As noted by the Wall Street Journal, the 26-mile, $647 million project was once hailed as North Carolina’s first public-private partnership for roads, a novel way to pay for improvements the state couldn’t otherwise afford.

A business group in the heavily Republican Lake Norman area endorsed Cooper, saying McCrory had failed to cancel the controversial project when he had a chance.

While McCrory won all 15 north Mecklenburg precincts in 2012, in 2016 he lost five of them, a swing of 22,000 votes.

But the toll road is now open. More than 1.3 million trips were taken by over 315,000 vehicles between November 16 and December 31, 2019, according to I-77 Mobility Partners.

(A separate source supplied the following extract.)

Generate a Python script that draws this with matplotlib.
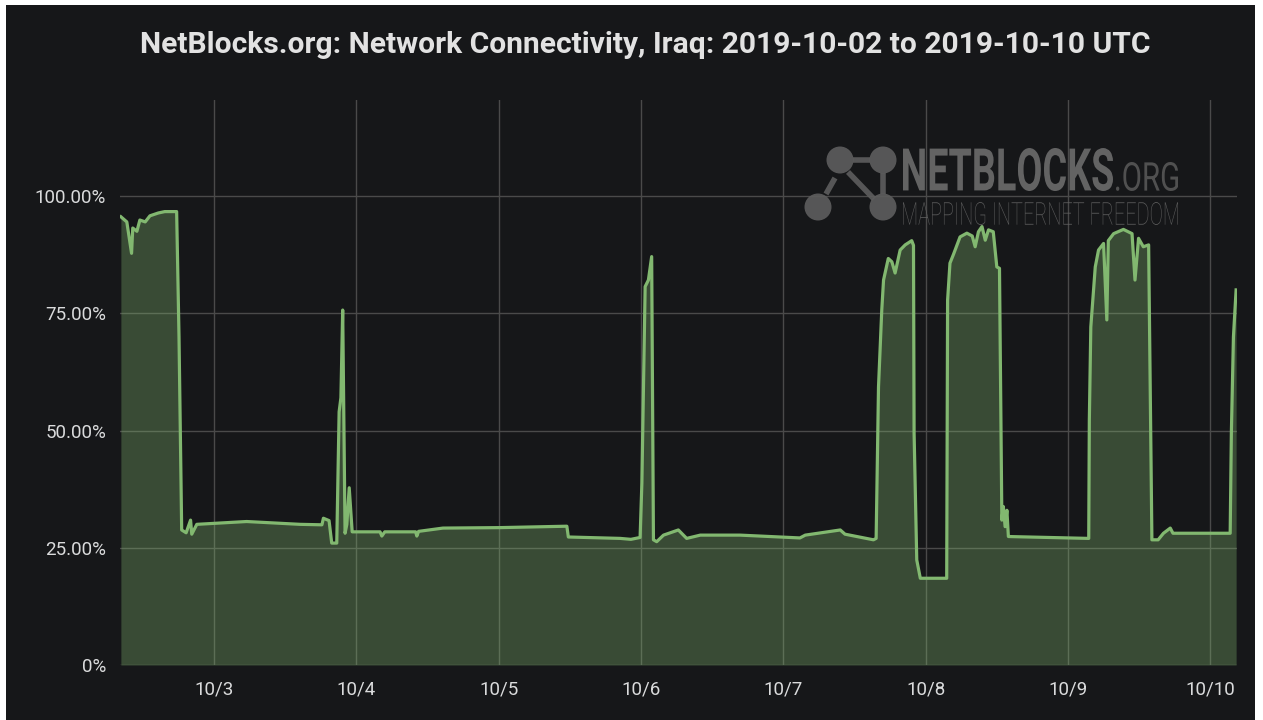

The group says 25,000 used the Express Lanes every day of the week. I-77 Mobility Partners say that means drivers gained back on average an extra eight minutes, or 23% of their mornings. Drivers gained 11 more minutes, or 31% of their evenings when driving the whole corridor.

Cooper has also failed to deliver a plan for the state to buy out the tolling company.

The question is with the road now open and having been a fact of life for several years in the area, is this issue still relevant?

Film Incentives 

New Hanover County was particularly difficult for McCrory in 2016.

Donald Trump defeated Hillary Clinton by 4,365 votes in New Hanover, but Roy Cooper defeated Pat McCrory by 5,265 votes, for a total swing from Trump to McCrory of 9,630 votes, almost the entire margin of defeat for McCrory.

McCrory took heat for the General Assembly’s decision to scale back taxpayer subsidies for film and TV production. HB2 also caused some productions to cancel shoots in North Carolina.

But the state has added back some film incentives over the last few years.

The Port City Daily reported that “2019 was one of the most successful years for film in North Carolina in about five or six years.”

This is another issue that may well be in the rear-view mirror for McCrory.

McCrory outraised and outspent in 2016 

With no candidate filing against him for attorney general in 2012, Cooper started his challenge to Gov. McCrory in a strong position when it came to campaign cash. The HB2 issue was a fundraising boom for Roy Cooper from out-of-state donors. In total when combined with independent spending, McCrory was outspent by Cooper’s forces by nearly a 2-1 margin.

However, McCrory has significant fundraising ability. And U.S. Senate elections are a national affair. Should McCrory capture the GOP nomination for U.S. Senate in 2022, he can count on significant GOP support nationally to assist his efforts with control of the U.S. Senate on the line.